Southwest Airlines (WN, Dallas Love Field) has grounded two B737NG aircraft and GOL Linhas Aéreas Inteligentes (G3, São Paulo Congonhas) eleven units due to newly discovered structural cracks of the so-called pickle forks, a part connecting the wing to the fuselage, Reuters has reported.

The groundings resulted from inspections mandated by the Federal Aviation Administration on October 2, 2019. The authority ordered immediate inspections within seven days of all B737NG aircraft which have already accumulated at least 30,000 flight cycles. The remaining narrowbodies have to be inspected prior to the accumulation of 22,600 total flight cycles, or within 1,000 flight cycles after the effective date of the directive.

The FAA said at that time that urgent inspections were necessary for over 165 US-registered B737NGs.

Southwest Airlines said that while it did not find any issues with the "vast majority" of its B737NGs, it "removed the two aircraft from our operation and reported the findings to Boeing and the FAA" and will not reactivate them until the issues are removed.

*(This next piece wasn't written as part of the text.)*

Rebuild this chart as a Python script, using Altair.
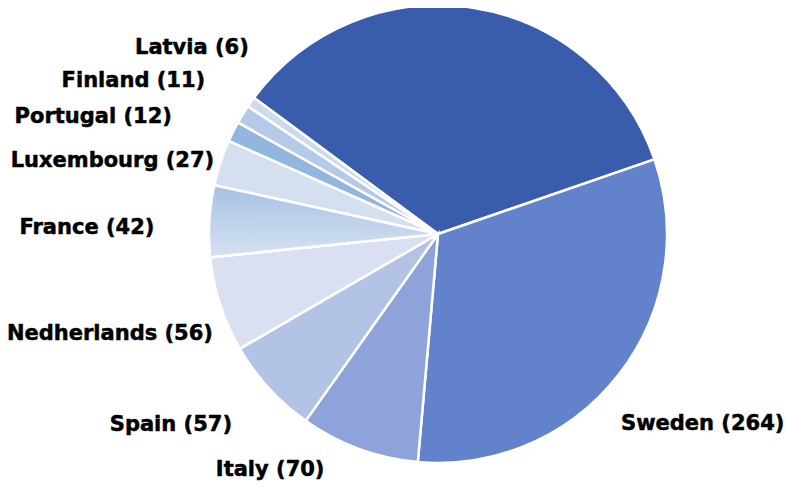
import math
import altair as alt
import pandas as pd

# ---- data ----
countries = ["(label cut off)", "Sweden", "Italy", "Spain", "Nedherlands",
             "France", "Luxembourg", "Portugal", "Finland", "Latvia"]
values = [288, 264, 70, 57, 56, 42, 27, 12, 11, 6]
colors = ["#3A5CAD", "#6283CB", "#8DA3D9", "#B3C3E5", "#DADFF1",
          "#BCD0EA", "#D4E0F0", "#93B6DF", "#B4CAE7", "#CCDAEE"]

df = pd.DataFrame({"country": countries, "value": values,
                   "idx": list(range(len(countries)))})
df["label"] = df["country"] + " (" + df["value"].astype(str) + ")"

# ---- layout ----
W, H = 777, 475
CX, CY = 430, 226
R = 229
LR = 245
total = sum(values)
start = math.radians(306.5)
theta_scale = alt.Scale(domain=[0, total], range=[start, start + 2 * math.pi])

# label offsets: country -> (align, dx, dy)
label_layout = {
    "Sweden": ("left", -10, 39),
    "Italy": ("right", -29, 6),
    "Spain": ("right", -25, 26),
    "Nedherlands": ("right", 8, 24),
    "France": ("right", -39, 8),
    "Luxembourg": ("right", 9, 3),
    "Portugal": ("right", -47, -7),
    "Finland": ("right", -24, -25),
    "Latvia": ("right", 11, -45),
}

base = alt.Chart(df).transform_window(
    cum="sum(value)", sort=[alt.SortField("idx")]
).transform_calculate(
    start="datum.cum - datum.value", mid="datum.cum - datum.value / 2"
)

arcs = base.mark_arc(outerRadius=R, stroke="white", strokeWidth=2.5).encode(
    theta=alt.Theta("start:Q", scale=theta_scale),
    theta2="cum:Q",
    color=alt.Color("country:N", scale=alt.Scale(domain=countries, range=colors), legend=None),
    x=alt.value(CX), y=alt.value(CY),
)

france_grad = base.transform_filter(alt.datum.country == "France").mark_arc(
    outerRadius=R, stroke="white", strokeWidth=2.5,
    fill=alt.Gradient(gradient="linear",
                      stops=[alt.GradientStop(color="#A6C1E4", offset=0),
                             alt.GradientStop(color="#D6E2F1", offset=1)],
                      x1=0, x2=0, y1=0, y2=1),
).encode(
    theta=alt.Theta("start:Q", scale=theta_scale), theta2="cum:Q",
    x=alt.value(CX), y=alt.value(CY),
)

layers = [arcs, france_grad]
for name, (align, dx, dy) in label_layout.items():
    layers.append(
        base.transform_filter(alt.datum.country == name).mark_text(
            radius=LR, align=align, baseline="middle", dx=dx, dy=dy,
            font="DejaVu Sans", fontWeight="bold", fontSize=21, color="#000000",
            stroke="#000000", strokeWidth=0.5,
        ).encode(
            theta=alt.Theta("mid:Q", scale=theta_scale),
            text="label:N",
            x=alt.value(CX), y=alt.value(CY),
        )
    )

chart = alt.layer(*layers).properties(
    width=W, height=H, autosize=alt.AutoSizeParams(type="none"), padding=0,
).configure_view(stroke=None)

chart.save("out.html", embed_options={"renderer": "svg", "actions": False})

According to the ch-aviation fleets module, Southwest Airlines currently operates 511 B737-700s and 207 B737-800s. As of June 30, 2019, 226 -700s had over 30,000 flight cycles.

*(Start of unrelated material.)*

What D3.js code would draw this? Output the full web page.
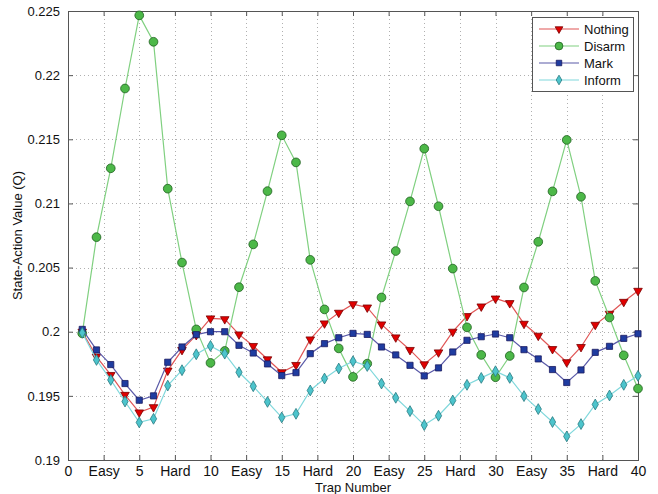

For its part, GOL operates twenty-three -700s and ninety-seven -800s. The airline said that it found "evidence of the need to replace a specific component, whose characteristics were not compliant with the standards set by the maker". Fifteen -700s and ten -800s had exceeded 30,000 flight cycles by the end of June 2019.

Boeing said that so far, cracks have been found in 38 aircraft globally out of 810 inspected units. No other airlines have so far reported groundings related to the issue.

ch-aviation fleets module shows that there are currently 395 active B737NGs operated by 32 carriers globally which have already exceeded the 30,000 flight cycle threshold (covering only carriers reporting utilisation to ch-aviation directly or via Boeing).